What the task asks:
Skip the pictures, please, and write out exactly the lines from the opening of the data through the line containing "(#1,#4-15) -- (#2,#4-15)".
________________________________________
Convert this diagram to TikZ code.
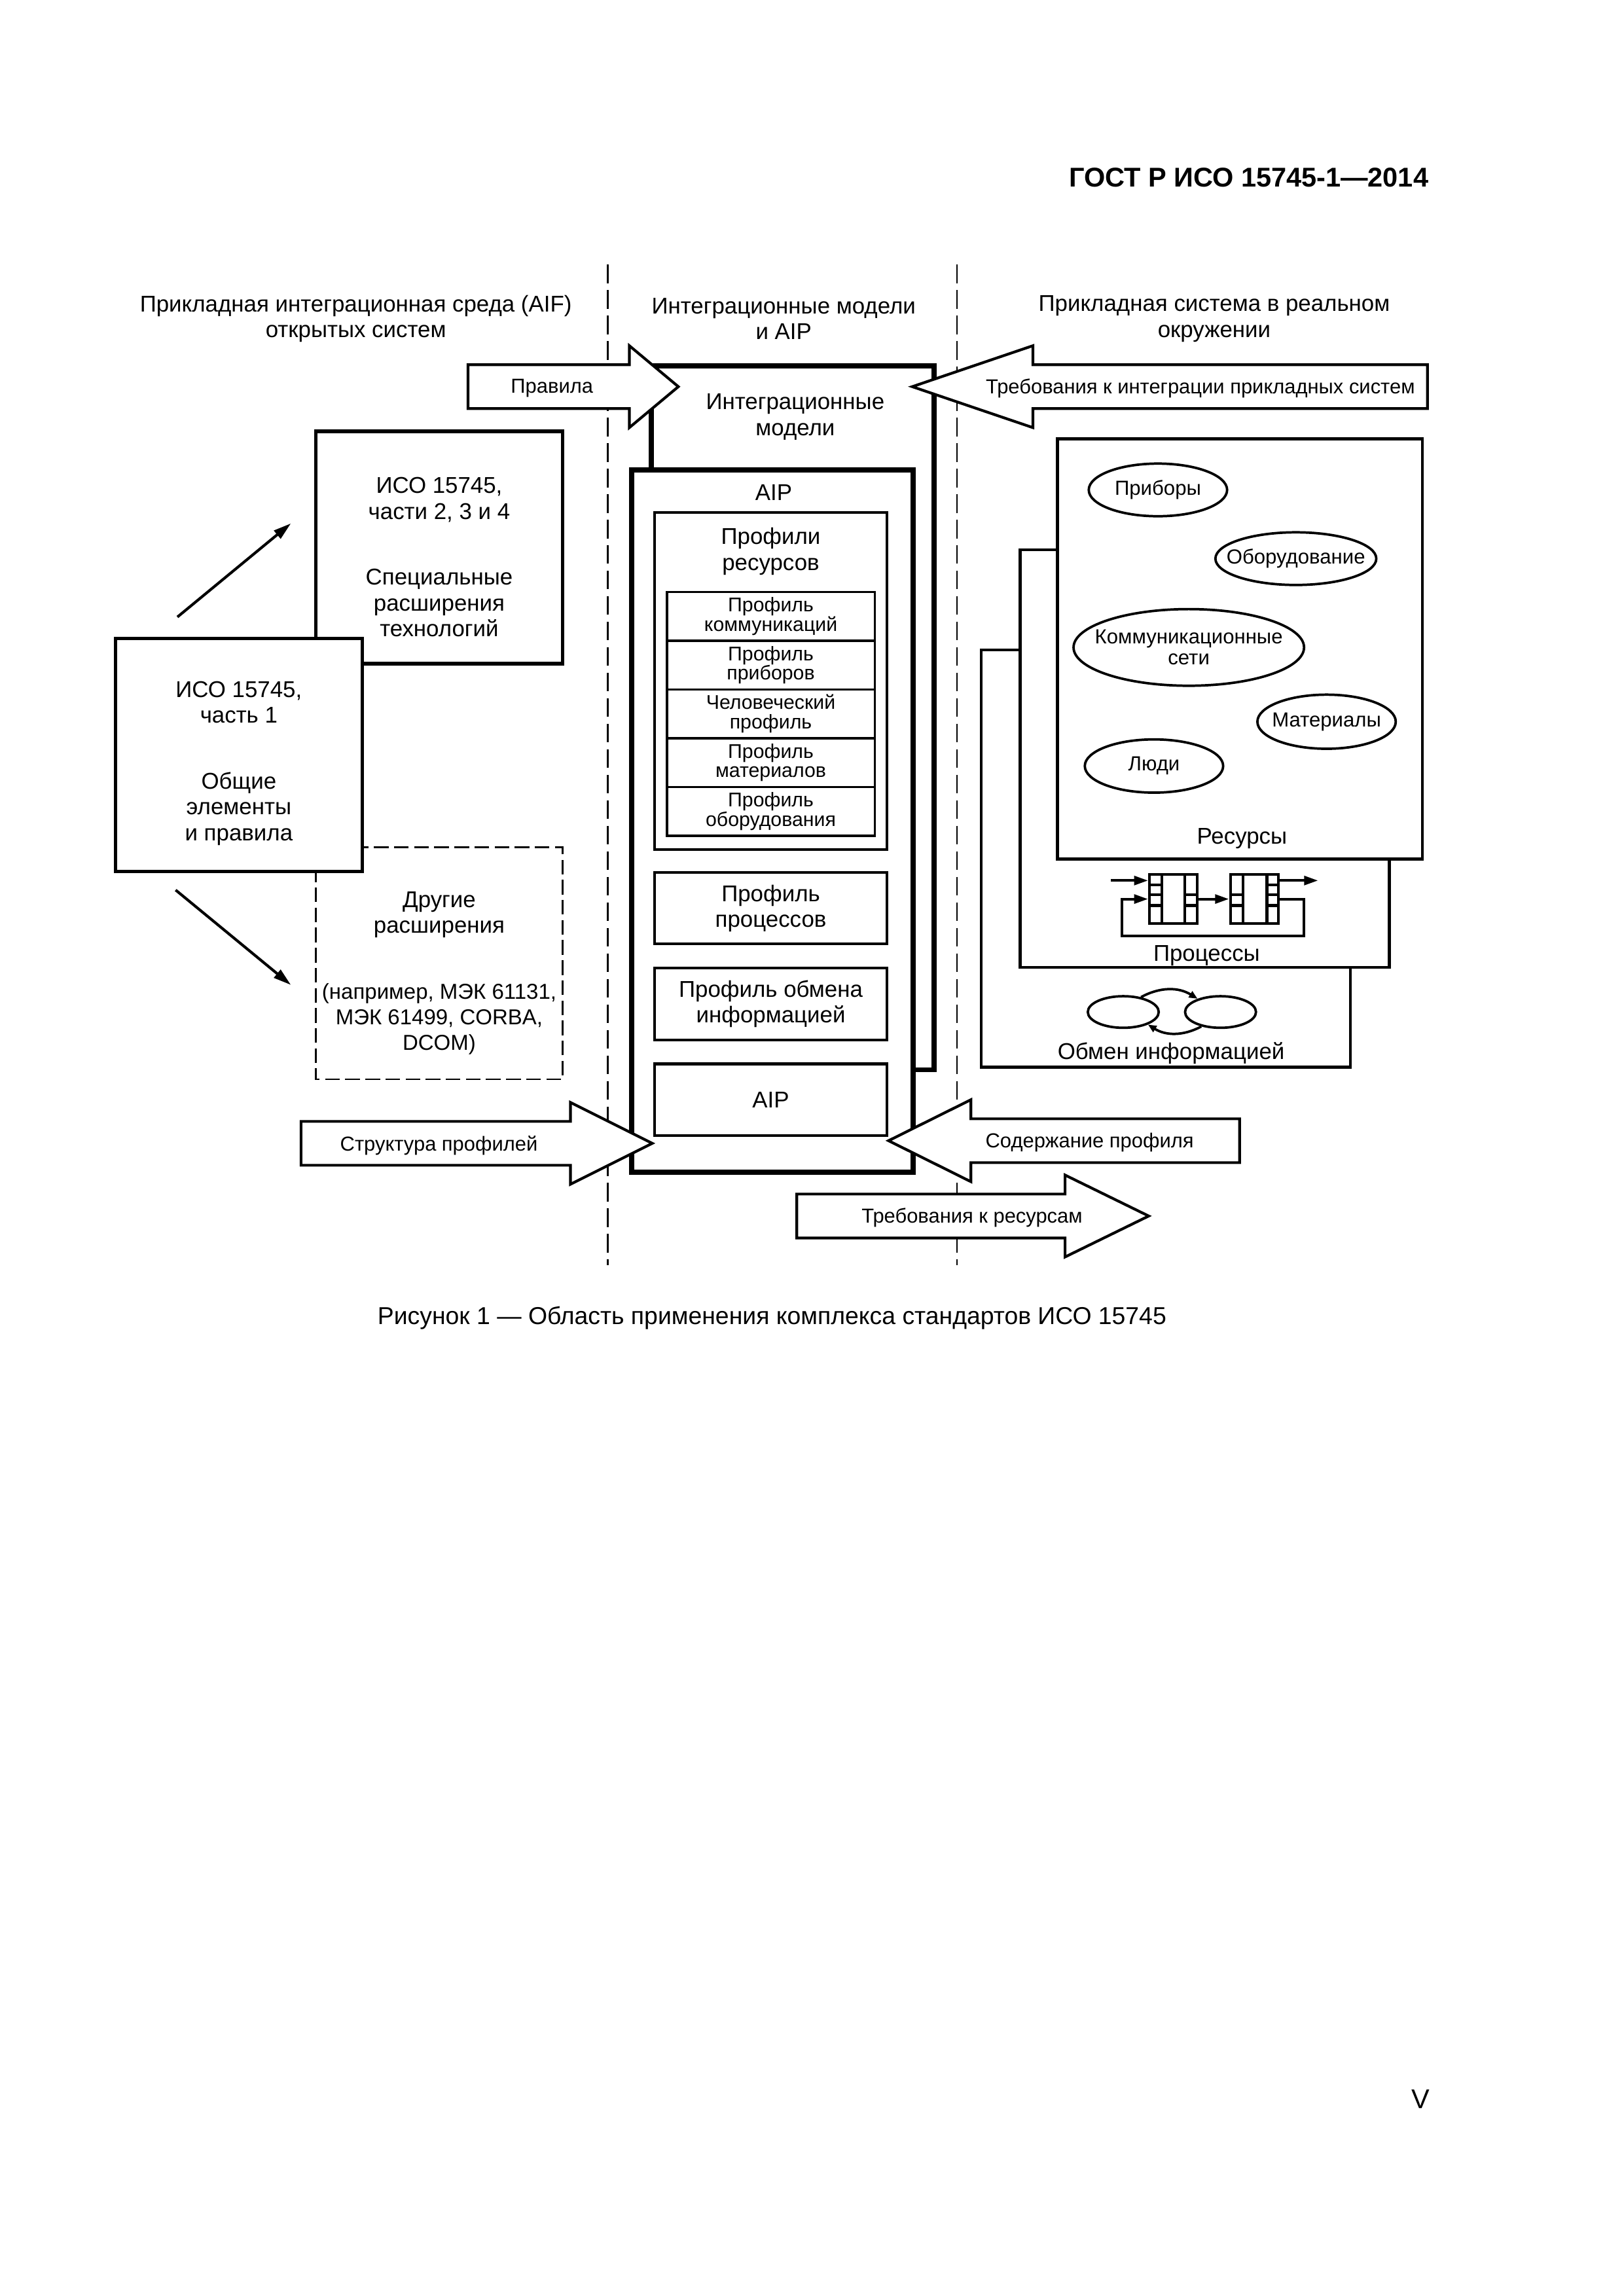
\documentclass[tikz,border=0pt]{standalone}
\usepackage{fontspec}
\setmainfont{Liberation Sans}
\usetikzlibrary{arrows.meta,shapes.geometric}
\newcommand{\ux}{0.18919mm}
\def\fatarrow(#1:#2:#3:#4){\draw[fatarr] (#1,#4-15) -- (#2,#4-15) -- (#2,#4-28) -- (#3,#4) -- (#2,#4+28) -- (#2,#4+15) -- (#1,#4+15) -- cycle;}

\begin{document}
\begin{tikzpicture}[x=\ux, y=-\ux,
		txt/.style={align=center, inner sep=0pt, font=\fontsize{8.4}{9.5}\selectfont},
		arrtxt/.style={inner sep=0pt, font=\fontsize{7.45}{9}\selectfont},
		sz/.style 2 args={minimum width=#1*\ux, minimum height=#2*\ux},
		lbox/.style={line width=1.3pt, fill=white},
		dbox/.style={line width=0.7pt, dash pattern=on 1.9mm off 0.7mm},
		thickbox/.style={line width=1.9pt, fill=white},
		pbox/.style={draw, line width=1pt, fill=white, inner sep=0pt, align=center, font=\fontsize{8.4}{9.5}\selectfont},
		cell/.style={draw, line width=0.8pt, inner sep=0pt, align=center, font=\fontsize{7.3}{7.2}\selectfont},
		rbox/.style={line width=1.1pt, fill=white},
		res/.style={draw, ellipse, line width=0.9pt, inner sep=-6pt, align=center, font=\fontsize{7.5}{7.6}\selectfont},
		blk/.style={draw, line width=1pt, inner sep=0pt, sz={32.8}{33.5}},
		fatarr/.style={line width=1pt, fill=white, line join=miter},
		diag/.style={line width=1pt, -{Triangle[length=2.3mm,width=1.3mm]}},
		parr/.style={line width=1pt, -{Triangle[length=1.8mm,width=1.15mm]}},
		xarr/.style={line width=0.9pt, -{Triangle[length=1.1mm,width=0.9mm]}},
		sep/.style={line width=0.6pt, dash pattern=on 2.4mm off 0.9mm}]
	%%%%% START %%%%%
	\useasboundingbox (0,0) rectangle (1110,1570);
	
	\node[anchor=east, inner sep=0pt, font=\bfseries\fontsize{10}{12}\selectfont] (gost) at (977,121.6) {ГОСТ Р ИСО 15745-1—2014};
	
	% column separators and headings
	\draw[sep] (415.5,181) -- (415.5,865);
	\draw[sep] (654.4,181) -- (654.4,865);
	\node[txt] (hleft) at (243.3,218) {Прикладная интеграционная среда (AIF)\\открытых систем};
	\node[txt] (hmid) at (535.8,218) {Интеграционные модели\\и AIP};
	\node[txt] (hright) at (830.2,218) {Прикладная система в реальном\\окружении};
	
	% left column
	\draw[dbox] (216,579.4) rectangle (384.6,738);
	\node[txt] (other) at (300.3,665.5) {Другие\\расширения\\[14.7pt]{\fontsize{7.95}{9.5}\selectfont(например, МЭК 61131,}\\{\fontsize{7.95}{9.5}\selectfont МЭК 61499, CORBA,}\\{\fontsize{7.95}{9.5}\selectfont DCOM)}};
	\draw[lbox] (216,295) rectangle (384.6,453.9);
	\node[txt] (spec) at (300.3,381) {ИСО 15745,\\части 2, 3 и 4\\[14.7pt]Специальные\\расширения\\технологий};
	\draw[lbox] (79,436.7) rectangle (247.6,596);
	\node[txt] (iso1) at (163.3,522) {ИСО 15745,\\часть 1\\[14.7pt]Общие\\элементы\\и правила};
	
	\coordinate (up0) at (121.3,421.9);
	\coordinate (up1) at (198.9,357.9);
	\coordinate (dn0) at (120.1,608.6);
	\coordinate (dn1) at (198.9,673.5);
	\draw[diag] (up0) -- (up1);
	\draw[diag] (dn0) -- (dn1);
	
	% middle column
	\draw[thickbox] (445.5,250) rectangle (638.5,731.5);
	\node[txt] (intmod) at (543.7,285) {Интеграционные\\модели};
	\draw[thickbox] (432,321.4) rectangle (624.5,801.5);
	\node[txt] (aiptop) at (529,337) {AIP};
	\draw[line width=1pt] (447.5,350.5) rectangle (606.5,581);
	\node[txt] (resprof) at (527,377) {Профили\\ресурсов};
	\foreach \t [count=\i from 0] in {{Профиль\\коммуникаций}, {Профиль\\приборов}, {Человеческий\\профиль}, {Профиль\\материалов}, {Профиль\\оборудования}}
		\node[cell, sz={142}{33.36}] (row\i) at (527,421.4+33.36*\i) {\t};
	\node[pbox, sz={159}{48.8}] (procp) at (527,621.1) {Профиль\\процессов};
	\node[pbox, sz={159}{49}] (exchp) at (527,686.5) {Профиль обмена\\информацией};
	\node[pbox, sz={159}{49}] (aipb) at (527,752) {AIP};
	
	% right column
	\draw[rbox] (670.9,444.5) rectangle (923.2,729.8);
	\node[res, sz={48.5}{21.6}] (xa) at (768,692) {};
	\node[res, sz={48.5}{21.6}] (xb) at (834.5,692) {};
	\draw[xarr] (xa.40) to[bend left=30] (xb.150);
	\draw[xarr] (xb.217) to[bend left=30] (xa.333);
	\node[txt] (exch) at (800.7,720.3) {Обмен информацией};
	
	\draw[rbox] (697.6,375.9) rectangle (949.9,661.5);
	\node[blk] (pb1) at (802.3,614.75) {};
	\node[blk] (pb2) at (857.6,614.75) {};
	\draw[line width=1pt] (794.5,598) -- (794.5,631.5) (810.2,598) -- (810.2,631.5)
		(785.9,605.1) -- (794.5,605.1) (785.9,611.8) -- (794.5,611.8) (785.9,619.2) -- (794.5,619.2)
		(810.2,611.8) -- (818.7,611.8) (810.2,619.2) -- (818.7,619.2);
	\draw[line width=1pt] (849.7,598) -- (849.7,631.5) (866.2,598) -- (866.2,631.5)
		(840.8,611.8) -- (849.7,611.8) (840.8,619.2) -- (849.7,619.2)
		(866.2,605.1) -- (874.4,605.1) (866.2,611.8) -- (874.4,611.8) (866.2,619.2) -- (874.4,619.2);
	\coordinate (pin) at (759.5,602.1);
	\coordinate (pout) at (901.2,602.1);
	\coordinate (loopr) at (891.5,640.1);
	\coordinate (loopl) at (767.2,614.75);
	\draw[parr] (pin) -- (pin -| pb1.west);
	\draw[parr] (pb1.east) -- (pb2.west);
	\draw[parr] (pb2.east) -| (loopr) -| (loopl) -- (pb1.west);
	\draw[parr] (pout -| pb2.east) -- (pout);
	\node[txt] (procs) at (825,653.4) {Процессы};
	
	\draw[rbox] (723,300) rectangle (972.5,587.5);
	\node[res, sz={94.6}{36}] (dev) at (791.7,335) {Приборы};
	\node[res, sz={110}{36}] (equip) at (886,382) {Оборудование};
	\node[res, sz={157.6}{52.4}] (comm) at (812.8,442.7) {Коммуникационные\\сети};
	\node[res, sz={94.6}{37}] (matl) at (907,493.5) {Материалы};
	\node[res, sz={94.6}{36.4}] (ppl) at (789,523.8) {Люди};
	\node[txt] (resrc) at (849.2,573.5) {Ресурсы};
	
	% block arrows
	\fatarrow(320:430.3:463.8:264.4)
	\node[arrtxt] (rules) at (377.4,265.6) {Правила};
	\fatarrow(976:706.2:623.7:264.4)
	\node[arrtxt] (reqint) at (820.7,265.6) {Требования к интеграции прикладных систем};
	\fatarrow(205.8:390:446:781.8)
	\node[arrtxt] (struct) at (300.1,783.2) {Структура профилей};
	\fatarrow(847.5:663.8:607.5:780)
	\node[arrtxt] (content) at (745,781.2) {Содержание профиля};
	\fatarrow(544.8:728.2:785.4:831.5)
	\node[arrtxt] (reqres) at (664.6,832.7) {Требования к ресурсам};
	
	\node[inner sep=0pt, font=\fontsize{9}{11}\selectfont] (capt) at (527.8,901) {Рисунок 1 — Область применения комплекса стандартов ИСО 15745};
	\node[anchor=east, inner sep=0pt, font=\fontsize{10}{12}\selectfont] (pgno) at (978,1435.5) {V};
	%%%%% END %%%%%
\end{tikzpicture}
\end{document}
________________________________________
Expected answer:
Convert this diagram to TikZ code.
\documentclass[tikz,border=0pt]{standalone}
\usepackage{fontspec}
\setmainfont{Liberation Sans}
\usetikzlibrary{arrows.meta,shapes.geometric}
\newcommand{\ux}{0.18919mm}
\def\fatarrow(#1:#2:#3:#4){\draw[fatarr] (#1,#4-15) -- (#2,#4-15) -- (#2,#4-28) -- (#3,#4) -- (#2,#4+28) -- (#2,#4+15) -- (#1,#4+15) -- cycle;}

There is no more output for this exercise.